= Directions for this task =
Every line of the material below should be repeated exactly.

Start of Source excerpt

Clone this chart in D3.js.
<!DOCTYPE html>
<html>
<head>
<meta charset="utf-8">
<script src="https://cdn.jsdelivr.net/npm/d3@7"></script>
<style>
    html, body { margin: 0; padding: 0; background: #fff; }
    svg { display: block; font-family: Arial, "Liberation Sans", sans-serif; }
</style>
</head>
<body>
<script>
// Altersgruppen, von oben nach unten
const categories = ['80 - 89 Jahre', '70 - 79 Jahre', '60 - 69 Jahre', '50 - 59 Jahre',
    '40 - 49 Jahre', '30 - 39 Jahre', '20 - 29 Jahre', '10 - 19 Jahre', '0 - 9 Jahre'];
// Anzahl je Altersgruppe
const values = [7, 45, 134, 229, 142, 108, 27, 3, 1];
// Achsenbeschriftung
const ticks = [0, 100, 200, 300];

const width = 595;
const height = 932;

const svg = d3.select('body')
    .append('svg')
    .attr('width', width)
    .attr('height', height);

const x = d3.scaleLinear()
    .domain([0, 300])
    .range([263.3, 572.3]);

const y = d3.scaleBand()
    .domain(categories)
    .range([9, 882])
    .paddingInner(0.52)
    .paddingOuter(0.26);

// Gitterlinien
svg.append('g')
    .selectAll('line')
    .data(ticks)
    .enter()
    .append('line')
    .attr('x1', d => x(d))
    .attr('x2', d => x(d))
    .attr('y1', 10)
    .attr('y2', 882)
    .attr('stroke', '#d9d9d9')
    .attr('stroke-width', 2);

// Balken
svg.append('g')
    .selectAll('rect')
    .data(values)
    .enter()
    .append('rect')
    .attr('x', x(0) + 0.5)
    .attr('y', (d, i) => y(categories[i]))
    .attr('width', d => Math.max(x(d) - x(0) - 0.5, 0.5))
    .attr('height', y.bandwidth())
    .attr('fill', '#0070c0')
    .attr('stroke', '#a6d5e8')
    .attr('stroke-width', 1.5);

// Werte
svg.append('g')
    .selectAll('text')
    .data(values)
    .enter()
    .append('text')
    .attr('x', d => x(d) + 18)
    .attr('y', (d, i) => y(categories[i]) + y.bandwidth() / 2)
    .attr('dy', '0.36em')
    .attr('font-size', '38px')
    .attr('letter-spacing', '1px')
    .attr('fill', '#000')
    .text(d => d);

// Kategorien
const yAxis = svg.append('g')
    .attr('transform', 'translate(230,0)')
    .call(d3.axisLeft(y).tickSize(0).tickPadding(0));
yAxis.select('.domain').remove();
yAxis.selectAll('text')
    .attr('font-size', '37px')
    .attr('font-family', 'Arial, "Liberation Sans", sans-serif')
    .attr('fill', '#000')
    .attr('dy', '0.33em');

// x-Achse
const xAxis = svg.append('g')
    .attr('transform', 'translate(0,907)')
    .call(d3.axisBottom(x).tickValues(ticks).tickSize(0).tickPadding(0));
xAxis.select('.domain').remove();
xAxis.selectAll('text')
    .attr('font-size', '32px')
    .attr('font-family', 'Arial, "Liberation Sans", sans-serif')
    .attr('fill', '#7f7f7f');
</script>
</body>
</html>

End of Source excerpt

= Response =
Clone this chart in D3.js.
<!DOCTYPE html>
<html>
<head>
<meta charset="utf-8">
<script src="https://cdn.jsdelivr.net/npm/d3@7"></script>
<style>
    html, body { margin: 0; padding: 0; background: #fff; }
    svg { display: block; font-family: Arial, "Liberation Sans", sans-serif; }
</style>
</head>
<body>
<script>
// Altersgruppen, von oben nach unten
const categories = ['80 - 89 Jahre', '70 - 79 Jahre', '60 - 69 Jahre', '50 - 59 Jahre',
    '40 - 49 Jahre', '30 - 39 Jahre', '20 - 29 Jahre', '10 - 19 Jahre', '0 - 9 Jahre'];
// Anzahl je Altersgruppe
const values = [7, 45, 134, 229, 142, 108, 27, 3, 1];
// Achsenbeschriftung
const ticks = [0, 100, 200, 300];

const width = 595;
const height = 932;

const svg = d3.select('body')
    .append('svg')
    .attr('width', width)
    .attr('height', height);

const x = d3.scaleLinear()
    .domain([0, 300])
    .range([263.3, 572.3]);

const y = d3.scaleBand()
    .domain(categories)
    .range([9, 882])
    .paddingInner(0.52)
    .paddingOuter(0.26);

// Gitterlinien
svg.append('g')
    .selectAll('line')
    .data(ticks)
    .enter()
    .append('line')
    .attr('x1', d => x(d))
    .attr('x2', d => x(d))
    .attr('y1', 10)
    .attr('y2', 882)
    .attr('stroke', '#d9d9d9')
    .attr('stroke-width', 2);

// Balken
svg.append('g')
    .selectAll('rect')
    .data(values)
    .enter()
    .append('rect')
    .attr('x', x(0) + 0.5)
    .attr('y', (d, i) => y(categories[i]))
    .attr('width', d => Math.max(x(d) - x(0) - 0.5, 0.5))
    .attr('height', y.bandwidth())
    .attr('fill', '#0070c0')
    .attr('stroke', '#a6d5e8')
    .attr('stroke-width', 1.5);

// Werte
svg.append('g')
    .selectAll('text')
    .data(values)
    .enter()
    .append('text')
    .attr('x', d => x(d) + 18)
    .attr('y', (d, i) => y(categories[i]) + y.bandwidth() / 2)
    .attr('dy', '0.36em')
    .attr('font-size', '38px')
    .attr('letter-spacing', '1px')
    .attr('fill', '#000')
    .text(d => d);

// Kategorien
const yAxis = svg.append('g')
    .attr('transform', 'translate(230,0)')
    .call(d3.axisLeft(y).tickSize(0).tickPadding(0));
yAxis.select('.domain').remove();
yAxis.selectAll('text')
    .attr('font-size', '37px')
    .attr('font-family', 'Arial, "Liberation Sans", sans-serif')
    .attr('fill', '#000')
    .attr('dy', '0.33em');

// x-Achse
const xAxis = svg.append('g')
    .attr('transform', 'translate(0,907)')
    .call(d3.axisBottom(x).tickValues(ticks).tickSize(0).tickPadding(0));
xAxis.select('.domain').remove();
xAxis.selectAll('text')
    .attr('font-size', '32px')
    .attr('font-family', 'Arial, "Liberation Sans", sans-serif')
    .attr('fill', '#7f7f7f');
</script>
</body>
</html>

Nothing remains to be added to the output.